Thursday, June 17, 2:30pm, 2405 Siebel Center

“Learning by Reading: From Information Extraction to Machine Reading”

Dr. Eduard Hovy, Information Sciences Institute / University of Southern California

Creating computer systems that educate themselves by reading text was one of the original dreams of Artificial Intelligence.  Researchers in Natural Language Processing (NLP) have made initial steps in this direction, especially with Information Extraction and Text Mining, which derive information from large sets of data.  Can one, however, build a system that learns by reading just one, or a small number, of texts about a given topic?

Starting in 2002, three research groups in an experiment called Project Halo manually converted the information in one chapter of a high school chemistry textbook into knowledge representation statements, and then had a knowledge representation system take the US high school standardized (AP) exam.  Surprisingly, all three systems passed, albeit not very well.  Could one do the same, automatically?  In late 2005, DARPA funded several small pilot projects in NLP, Knowledge Representation and Reasoning (KR&R), and Cognitive Science to take up this challenge, which grew into Project Möbius, a collaboration of SRI, USC/ISI, University of Texas Austin, Boeing, and BBN Inc.  The Möbius prototype learning-by-reading system read paragraph-length Wikipedia-level texts about the human heart and about engines, built up enough knowledge to apply inferences, to produce its own further reading requests, and to answer unseen questions.  Results were encouraging.  In 2009, DARPA funded a new 5-year program called Machine Reading, which funds three large teams that include many of the top NLP and KR&R research scientists in the USA.

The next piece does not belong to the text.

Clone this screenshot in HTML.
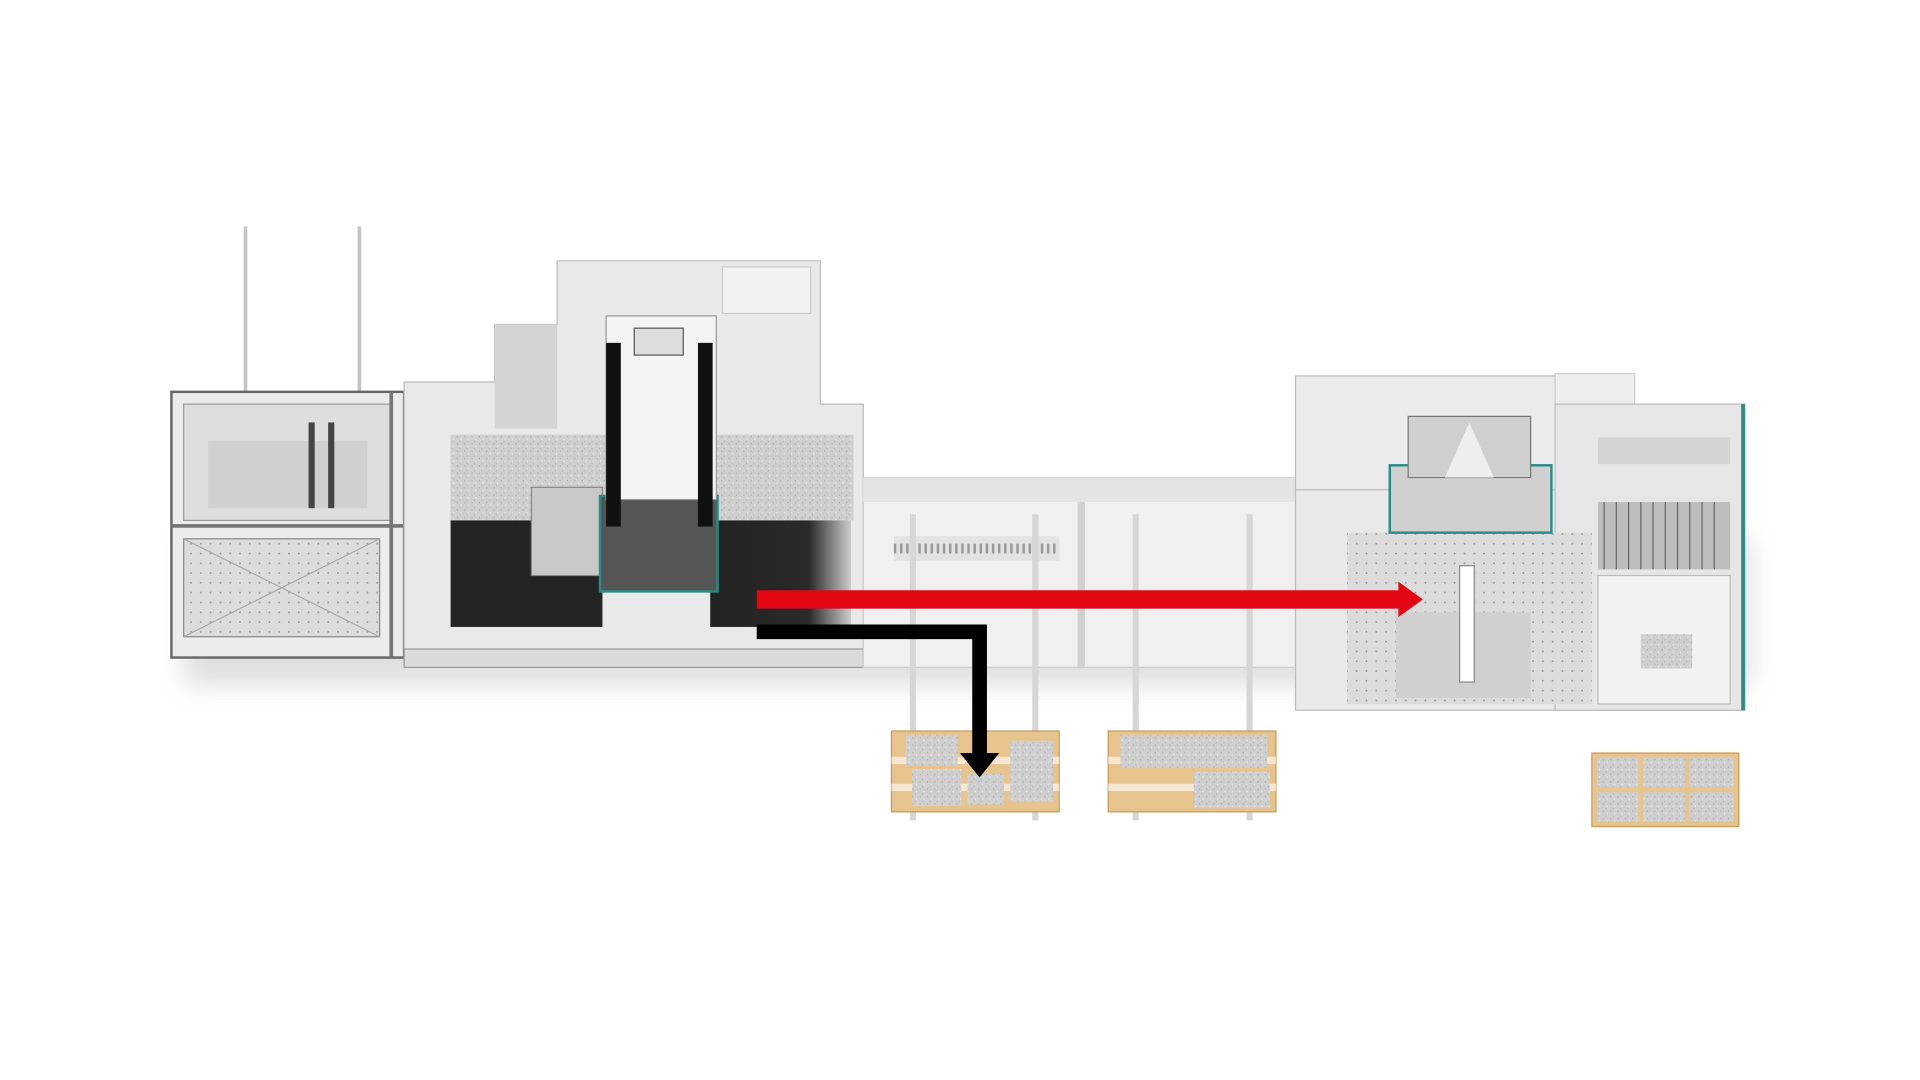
<!DOCTYPE html>
<html><head><meta charset="utf-8"><style>html,body{margin:0;padding:0;background:#fff;width:1920px;height:1080px;overflow:hidden}</style></head>
<body>
<svg width="1920" height="1080" viewBox="0 0 1568 882" preserveAspectRatio="none" xmlns="http://www.w3.org/2000/svg">
<defs>
<pattern id="dots" width="8" height="8" patternUnits="userSpaceOnUse"><rect width="8" height="8" fill="#dcdcdc"/><circle cx="4" cy="4" r="0.8" fill="#999"/></pattern>
<pattern id="gran" width="6" height="6" patternUnits="userSpaceOnUse"><rect width="6" height="6" fill="#cfcfcf"/><rect x="1" y="2" width="1" height="1" fill="#a8a8a8"/><rect x="4" y="4" width="1" height="1" fill="#eee"/><rect x="3" y="0" width="1" height="1" fill="#b5b5b5"/></pattern>
<linearGradient id="blk" x1="0" x2="1"><stop offset="0" stop-color="#222"/><stop offset="0.7" stop-color="#2a2a2a"/><stop offset="1" stop-color="#ccc"/></linearGradient>
<filter id="sh" x="-10%" y="-30%" width="120%" height="160%"><feGaussianBlur stdDeviation="10"/></filter>
</defs>
<rect width="1568" height="882" fill="#fff"/>
<!-- shadows -->
<g filter="url(#sh)" opacity="0.3"><rect x="150" y="440" width="1280" height="120" fill="#999"/></g>
<!-- poles -->
<rect x="199" y="185" width="3" height="135" fill="#c4c4c4"/><rect x="292" y="185" width="3" height="135" fill="#c4c4c4"/>
<!-- left module -->
<rect x="140" y="320" width="190" height="217" fill="#ececec" stroke="#666" stroke-width="2"/>
<rect x="150" y="330" width="170" height="95" fill="#dedede" stroke="#999"/>
<rect x="150" y="440" width="160" height="80" fill="url(#dots)" stroke="#888"/>
<line x1="150" y1="440" x2="310" y2="520" stroke="#aaa"/><line x1="310" y1="440" x2="150" y2="520" stroke="#aaa"/>
<rect x="170" y="360" width="130" height="55" fill="#d0d0d0"/>
<rect x="252" y="345" width="5" height="70" fill="#444"/><rect x="268" y="345" width="5" height="70" fill="#444"/>
<rect x="140" y="428" width="190" height="3" fill="#777"/>
<rect x="318" y="320" width="3" height="217" fill="#777"/>
<!-- middle machine body -->
<path d="M455 213 H670 V330 H705 V545 H330 V312 H404 V265 H455 Z" fill="#e9e9e9" stroke="#bbb"/>
<rect x="404" y="265" width="51" height="85" fill="#d4d4d4"/>
<rect x="590" y="218" width="72" height="38" fill="#f2f2f2" stroke="#ccc"/>
<rect x="368" y="355" width="132" height="70" fill="url(#gran)"/>
<rect x="580" y="355" width="117" height="70" fill="url(#gran)"/>
<rect x="368" y="425" width="124" height="87" fill="#242424"/>
<rect x="580" y="425" width="115" height="87" fill="url(#blk)"/>
<rect x="434" y="398" width="58" height="72" fill="#c8c8c8" stroke="#888"/>
<rect x="490" y="405" width="96" height="78" fill="#555" stroke="#2a8a85" stroke-width="2"/>
<rect x="495" y="258" width="90" height="150" fill="#f4f4f4" stroke="#999"/>
<rect x="495" y="280" width="12" height="150" fill="#111"/><rect x="570" y="280" width="12" height="150" fill="#111"/>
<rect x="518" y="268" width="40" height="22" fill="#ddd" stroke="#555"/>
<rect x="330" y="530" width="375" height="15" fill="#dadada" stroke="#999"/>
<!-- conveyor -->
<rect x="705" y="390" width="355" height="155" fill="#f0f0f0" stroke="#ccc"/>
<rect x="705" y="390" width="355" height="20" fill="#e4e4e4"/>
<rect x="730" y="438" width="135" height="20" fill="#e2e2e2"/>
<line x1="730" y1="448" x2="865" y2="448" stroke="#999" stroke-dasharray="2 3" stroke-width="8"/>
<rect x="743" y="420" width="5" height="250" fill="#d6d6d6"/><rect x="843" y="420" width="5" height="250" fill="#d6d6d6"/>
<rect x="925" y="420" width="5" height="250" fill="#d6d6d6"/><rect x="1018" y="420" width="5" height="250" fill="#d6d6d6"/>
<rect x="880" y="410" width="6" height="135" fill="#d0d0d0"/>
<!-- right machine -->
<rect x="1058" y="307" width="212" height="100" fill="#ebebeb" stroke="#bbb"/>
<rect x="1270" y="305" width="65" height="25" fill="#eee" stroke="#ccc"/>
<rect x="1058" y="400" width="367" height="180" fill="#e9e9e9" stroke="#bbb"/>
<rect x="1270" y="330" width="155" height="250" fill="#e6e6e6" stroke="#bbb"/>
<rect x="1422" y="330" width="3" height="250" fill="#2a8a85"/>
<rect x="1100" y="435" width="200" height="140" fill="url(#dots)"/>
<rect x="1140" y="500" width="110" height="70" fill="#d0d0d0"/>
<rect x="1192" y="462" width="12" height="95" fill="#fff" stroke="#888"/>
<rect x="1135" y="380" width="132" height="55" fill="#d0d0d0" stroke="#2a8a85" stroke-width="2"/>
<path d="M1150 340 H1250 V390 H1150 Z" fill="#cfcfcf" stroke="#777"/>
<polygon points="1180,390 1200,345 1220,390" fill="#eee"/>
<rect x="1305" y="357" width="108" height="22" fill="#d4d4d4"/>
<rect x="1305" y="410" width="108" height="55" fill="#bdbdbd"/>
<g stroke="#666" stroke-width="1">
<line x1="1310" y1="410" x2="1310" y2="465"/><line x1="1320" y1="410" x2="1320" y2="465"/><line x1="1330" y1="410" x2="1330" y2="465"/><line x1="1340" y1="410" x2="1340" y2="465"/><line x1="1350" y1="410" x2="1350" y2="465"/><line x1="1360" y1="410" x2="1360" y2="465"/><line x1="1370" y1="410" x2="1370" y2="465"/><line x1="1380" y1="410" x2="1380" y2="465"/><line x1="1390" y1="410" x2="1390" y2="465"/><line x1="1400" y1="410" x2="1400" y2="465"/></g>
<rect x="1305" y="470" width="108" height="105" fill="#f2f2f2" stroke="#bbb"/>
<rect x="1340" y="518" width="42" height="28" fill="url(#gran)"/>
<!-- pallets -->
<rect x="728" y="597" width="137" height="66" fill="#e7c38e" stroke="#c99a55"/>
<rect x="728" y="618" width="137" height="6" fill="#fff" opacity="0.6"/><rect x="728" y="640" width="137" height="6" fill="#fff" opacity="0.6"/>
<rect x="740" y="600" width="42" height="25" fill="url(#gran)"/><rect x="745" y="628" width="40" height="30" fill="url(#gran)"/>
<rect x="790" y="632" width="30" height="25" fill="url(#gran)"/><rect x="825" y="605" width="35" height="50" fill="url(#gran)"/>
<rect x="905" y="597" width="137" height="66" fill="#e7c38e" stroke="#c99a55"/>
<rect x="905" y="618" width="137" height="6" fill="#fff" opacity="0.6"/><rect x="905" y="640" width="137" height="6" fill="#fff" opacity="0.6"/>
<rect x="915" y="600" width="120" height="27" fill="url(#gran)"/><rect x="975" y="630" width="62" height="30" fill="url(#gran)"/>
<rect x="1300" y="615" width="120" height="60" fill="#e7c38e" stroke="#c99a55"/>
<rect x="1304" y="619" width="34" height="24" fill="url(#gran)"/><rect x="1342" y="619" width="34" height="24" fill="url(#gran)"/><rect x="1380" y="619" width="36" height="24" fill="url(#gran)"/>
<rect x="1304" y="647" width="34" height="24" fill="url(#gran)"/><rect x="1342" y="647" width="34" height="24" fill="url(#gran)"/><rect x="1380" y="647" width="36" height="24" fill="url(#gran)"/>
<!-- arrows -->
<polygon points="618,482 1142,482 1142,475 1162,489.5 1142,504 1142,497 618,497" fill="#e30613"/>
<path d="M618 510 H806 V615 H816 L800 635 L784 615 H794 V522 H618 Z" fill="#000"/>
</svg>
</body></html>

This talk describes the Machine Reading program and provides details about one of the three teams, RACR, which is led by IBM's IE/QA team, and includes researchers at USC/ISI, University of Texas Austin, CMU, and the University of Utah.  The system contains several reading engines that are being composed into a single large framework, with access to a cluster of several thousand computers for large-scale experiments.  The reading engines include traditional Information Extraction engines, parsers, converters to various logical form representations, abstract semantic models of world knowledge, and various kinds of abductive and other reasoning engines.  I will focus on the use of large repositories of background knowledge and their various uses to support reading and inference, and describe the experiments currently being done.